Cette adaptation ambitieuse et inégale du fameux roman de Stephen King contient autant de qualités qu'elle ne possède de défauts. En effet si Bazaar le livre constitue l'un des chefs d'oeuvres du maître de l'horreur ( avec Misery, Marche ou Crève, Jessie et quelques autres...) cette petite série B aux allures de téléfilm n'arrive décidément pas à la cheville de l'oeuvre originale. Ramassés sur un peu moins de 120 minutes les évènements et les personnages du roman sont ici comme traités par-dessus la jambe par Fraser Clarke Heston, réalisateur ayant visiblement cherché à synthétiser cette passionnante relecture du pacte avec le Diable au lieu de l'approfondir véritablement. Il en résulte un long métrage sympathique à suivre mais fort peu incarné émotionnellement, escamotant certains passages capitaux du roman de King ( essentiellement dans sa seconde partie, notamment dans son dénouement très différent et plutôt banal en comparaison de celui du livre ) et manquant d'habiletés dans sa narration ultra-conventionnelle...
Il va sans dire que Bazaar est à la base un roman d'une rare ambition, capable de développer la psychologie d'une bonne douzaine de personnages et de reconstituer la vie et le quotidien de toute une petite bourgade américaine du nom de Castle Rock. Ici Fraser Heston se concentre principalement sur seulement quatre ou cinq personnages ( le shérif Pangborn, sa fiancée Polly Chalmers, la simplette Nettie Cobb, le paranoïaque Buster et bien sûr Leland Gaunt...) pour mieux homogénéiser l'écriture éclatée, disparate voire digressive de Stephen King. Par ailleurs la direction artistique, relativement travaillée quant aux décors représentant un personnage en particulier ( la ferme de cul-terreux des Jerzyck, le bazar poussiéreux de Gaunt voire la baraque portuaire de Buster - constituant une pure invention d'adaptation cinématographique inutile de la part du réalisateur ) reste aujourd'hui terriblement vieillotte et peu aguichante à l'oeil. En revanche le casting est l'un des principaux attraits du film : de Ed Harris jouant le flegmatique Pangborn à Max Von Sydow incarnant le Malin décharné en passant par J.T Walsh campant un trouble et bedonnant Buster l'apparat physiologique du roman est ici particulièrement bien retranscrit par l'équipe artistique...

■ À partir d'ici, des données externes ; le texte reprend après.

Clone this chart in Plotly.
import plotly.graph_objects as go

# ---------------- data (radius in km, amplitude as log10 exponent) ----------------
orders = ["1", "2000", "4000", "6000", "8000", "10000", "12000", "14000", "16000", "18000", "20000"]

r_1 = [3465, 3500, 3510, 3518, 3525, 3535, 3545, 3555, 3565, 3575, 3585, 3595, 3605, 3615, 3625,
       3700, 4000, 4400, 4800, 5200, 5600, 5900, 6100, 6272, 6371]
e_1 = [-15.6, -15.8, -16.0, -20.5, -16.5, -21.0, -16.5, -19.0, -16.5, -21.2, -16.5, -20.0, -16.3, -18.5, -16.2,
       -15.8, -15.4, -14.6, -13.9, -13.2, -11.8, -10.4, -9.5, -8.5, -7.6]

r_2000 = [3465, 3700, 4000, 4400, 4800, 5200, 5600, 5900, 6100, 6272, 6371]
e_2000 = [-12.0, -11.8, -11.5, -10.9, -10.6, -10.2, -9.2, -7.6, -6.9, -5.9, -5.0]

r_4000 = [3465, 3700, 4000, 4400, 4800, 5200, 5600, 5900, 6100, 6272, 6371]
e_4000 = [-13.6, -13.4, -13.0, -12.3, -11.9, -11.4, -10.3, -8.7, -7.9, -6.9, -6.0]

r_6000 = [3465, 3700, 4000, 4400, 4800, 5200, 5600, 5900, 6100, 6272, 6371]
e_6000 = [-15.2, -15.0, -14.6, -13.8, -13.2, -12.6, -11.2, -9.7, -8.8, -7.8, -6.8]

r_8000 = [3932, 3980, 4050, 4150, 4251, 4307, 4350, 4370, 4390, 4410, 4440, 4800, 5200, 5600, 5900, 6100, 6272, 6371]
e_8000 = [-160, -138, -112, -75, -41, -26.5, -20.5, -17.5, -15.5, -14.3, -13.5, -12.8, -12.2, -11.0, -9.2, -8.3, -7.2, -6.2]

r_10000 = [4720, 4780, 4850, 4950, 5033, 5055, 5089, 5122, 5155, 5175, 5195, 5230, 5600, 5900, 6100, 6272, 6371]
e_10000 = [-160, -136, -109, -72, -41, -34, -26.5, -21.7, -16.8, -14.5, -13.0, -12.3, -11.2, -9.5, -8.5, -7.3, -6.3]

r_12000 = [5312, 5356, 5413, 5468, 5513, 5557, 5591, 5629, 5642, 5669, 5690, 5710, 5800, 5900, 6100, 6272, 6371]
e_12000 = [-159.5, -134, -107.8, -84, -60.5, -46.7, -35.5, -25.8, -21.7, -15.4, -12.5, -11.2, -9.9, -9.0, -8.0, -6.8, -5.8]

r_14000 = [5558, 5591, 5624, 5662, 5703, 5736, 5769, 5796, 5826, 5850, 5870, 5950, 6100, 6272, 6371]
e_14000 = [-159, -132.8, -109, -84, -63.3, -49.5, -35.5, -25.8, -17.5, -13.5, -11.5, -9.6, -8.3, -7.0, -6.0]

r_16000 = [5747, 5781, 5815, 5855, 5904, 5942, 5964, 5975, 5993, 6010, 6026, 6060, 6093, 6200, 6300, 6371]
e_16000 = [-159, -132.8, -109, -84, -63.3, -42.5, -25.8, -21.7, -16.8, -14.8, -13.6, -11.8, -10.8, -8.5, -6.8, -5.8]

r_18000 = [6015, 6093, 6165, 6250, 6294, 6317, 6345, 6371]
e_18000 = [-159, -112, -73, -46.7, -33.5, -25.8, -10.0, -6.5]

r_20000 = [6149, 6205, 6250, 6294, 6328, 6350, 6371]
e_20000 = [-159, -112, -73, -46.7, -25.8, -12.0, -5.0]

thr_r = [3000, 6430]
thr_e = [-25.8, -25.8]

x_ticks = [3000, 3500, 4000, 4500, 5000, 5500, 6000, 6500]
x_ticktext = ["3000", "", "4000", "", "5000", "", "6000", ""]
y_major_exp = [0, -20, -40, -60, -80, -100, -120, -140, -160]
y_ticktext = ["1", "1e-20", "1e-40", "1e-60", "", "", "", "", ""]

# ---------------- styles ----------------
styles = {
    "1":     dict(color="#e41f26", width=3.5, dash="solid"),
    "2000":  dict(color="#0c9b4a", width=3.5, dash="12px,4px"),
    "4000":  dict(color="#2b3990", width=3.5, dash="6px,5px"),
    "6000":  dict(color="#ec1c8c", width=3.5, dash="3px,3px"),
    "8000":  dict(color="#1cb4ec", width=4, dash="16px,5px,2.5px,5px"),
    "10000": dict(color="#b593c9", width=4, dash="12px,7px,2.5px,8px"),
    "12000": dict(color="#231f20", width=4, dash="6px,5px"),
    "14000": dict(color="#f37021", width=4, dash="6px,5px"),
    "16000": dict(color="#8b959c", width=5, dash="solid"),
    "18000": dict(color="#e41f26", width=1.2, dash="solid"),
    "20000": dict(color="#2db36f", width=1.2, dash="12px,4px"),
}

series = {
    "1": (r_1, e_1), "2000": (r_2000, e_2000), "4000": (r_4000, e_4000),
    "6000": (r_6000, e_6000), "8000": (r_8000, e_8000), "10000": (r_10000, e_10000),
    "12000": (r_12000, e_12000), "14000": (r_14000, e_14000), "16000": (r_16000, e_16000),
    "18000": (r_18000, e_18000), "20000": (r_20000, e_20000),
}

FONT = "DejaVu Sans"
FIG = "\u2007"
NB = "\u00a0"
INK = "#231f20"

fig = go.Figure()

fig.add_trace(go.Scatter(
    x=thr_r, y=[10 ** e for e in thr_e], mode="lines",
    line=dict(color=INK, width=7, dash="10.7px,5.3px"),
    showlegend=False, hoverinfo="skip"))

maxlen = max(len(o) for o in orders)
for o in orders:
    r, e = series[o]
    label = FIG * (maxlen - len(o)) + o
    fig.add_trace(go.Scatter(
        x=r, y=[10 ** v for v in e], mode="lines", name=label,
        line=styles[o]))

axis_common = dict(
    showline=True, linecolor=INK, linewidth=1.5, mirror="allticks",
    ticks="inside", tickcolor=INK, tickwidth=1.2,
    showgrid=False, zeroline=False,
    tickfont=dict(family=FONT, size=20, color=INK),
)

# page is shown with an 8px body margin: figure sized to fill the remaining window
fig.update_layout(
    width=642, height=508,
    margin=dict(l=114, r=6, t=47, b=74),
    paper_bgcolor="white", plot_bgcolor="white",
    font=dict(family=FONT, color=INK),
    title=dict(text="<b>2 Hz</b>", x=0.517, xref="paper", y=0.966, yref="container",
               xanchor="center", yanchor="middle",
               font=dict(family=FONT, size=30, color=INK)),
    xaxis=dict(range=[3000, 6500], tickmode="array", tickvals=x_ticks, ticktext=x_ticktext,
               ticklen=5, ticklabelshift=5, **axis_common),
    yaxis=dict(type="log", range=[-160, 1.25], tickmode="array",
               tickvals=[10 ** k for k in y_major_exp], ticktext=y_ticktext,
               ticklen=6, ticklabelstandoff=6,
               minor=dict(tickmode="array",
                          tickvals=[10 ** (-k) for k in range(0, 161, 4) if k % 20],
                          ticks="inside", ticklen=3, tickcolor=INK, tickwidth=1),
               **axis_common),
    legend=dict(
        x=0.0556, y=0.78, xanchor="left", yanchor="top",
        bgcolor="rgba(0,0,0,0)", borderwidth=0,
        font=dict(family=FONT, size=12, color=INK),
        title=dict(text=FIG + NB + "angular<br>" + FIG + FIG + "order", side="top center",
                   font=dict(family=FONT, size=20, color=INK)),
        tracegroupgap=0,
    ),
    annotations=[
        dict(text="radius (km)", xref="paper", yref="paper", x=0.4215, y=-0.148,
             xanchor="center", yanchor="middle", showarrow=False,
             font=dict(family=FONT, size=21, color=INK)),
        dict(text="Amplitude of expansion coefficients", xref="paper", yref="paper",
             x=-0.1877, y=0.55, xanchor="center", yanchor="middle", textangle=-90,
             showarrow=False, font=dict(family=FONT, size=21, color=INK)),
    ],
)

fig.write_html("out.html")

Le Bazaar de l'épouvante est donc un film fort de quelques qualités : son casting donc, sa relative fidélité à la fable originale ( mais pas exempte de nombreux sacrifices au seul nom du format métrage : personnages fantômes voire absents du film tels que le redoutable Ace Merrill ou le sportif Lester Pratt...) ou encore sa bande originale efficace signée Patrick Doyle ; Fraser C. Heston n'use pas trop d'effets spéciaux grotesques et démonstratifs qui plus est... Il reste toutefois assez platement filmé ( empêchant à maintes reprises l'émotion de s'installer ) quand il n'est pas tout simplement prévisible. La noirceur du roman est bien moindre à l'écran, tout comme la profondeur psychologique des personnages principaux ( le pire concernant le shérif Pangborn, réduit ici à la figure stéréotypée du flic héroïque, lisse et creux ).

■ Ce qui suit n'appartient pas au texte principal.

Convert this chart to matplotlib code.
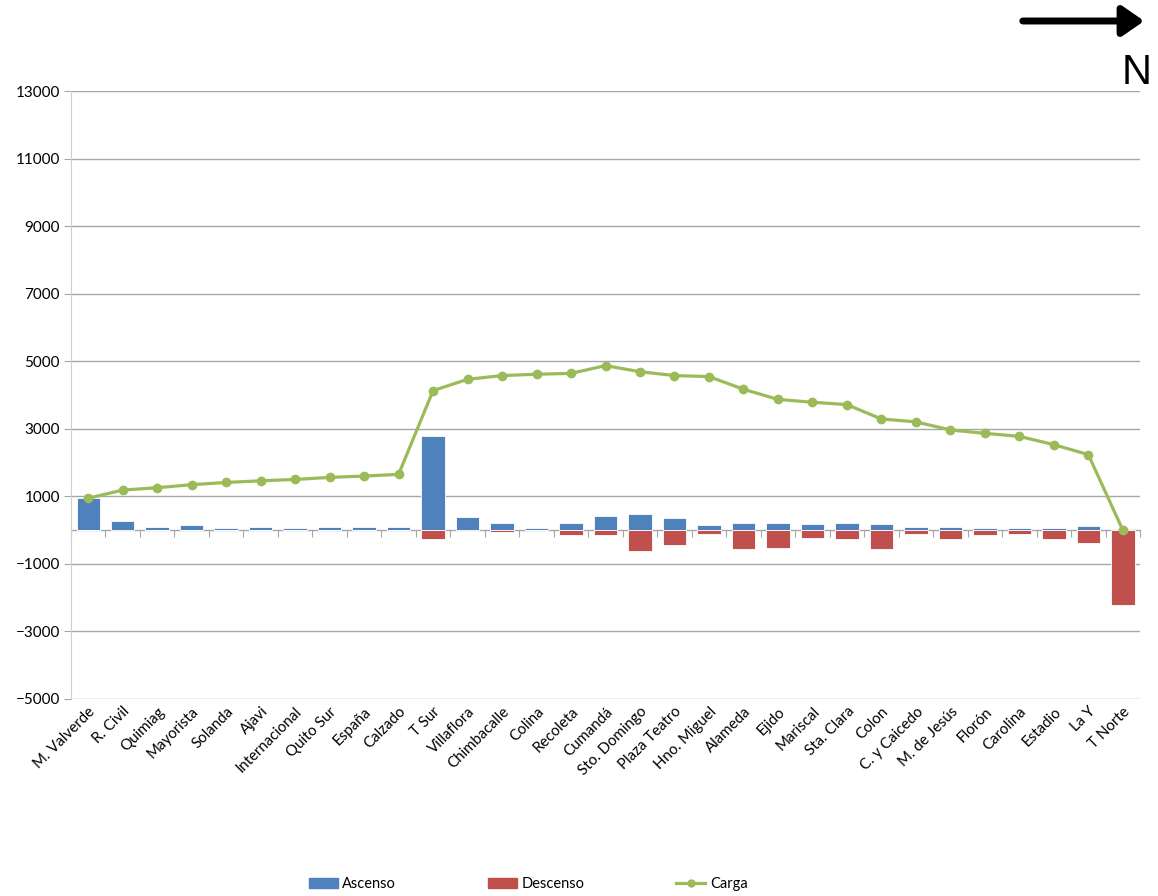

Le Bazaar de l'épouvante reste donc un honnête divertissement au potentiel indiscutable mais forcément gâché par son format métrage. Le film aurait gagné à être plus long et plus développé voire construit en deux parties de deux heures chacune ( à l'instar du roman ). L'idée d'une série TV s'articulant sur un ou deux personnages par épisode est également envisageable, pourvu que la dimension psychologique n'y soit pas dénaturée à des fins commerciales. A voir de préférence avant de lire le roman pour mieux apprécier les qualités sans s'attarder sur les défauts : un film inégal, parfois bâclé mais correct dans l'ensemble.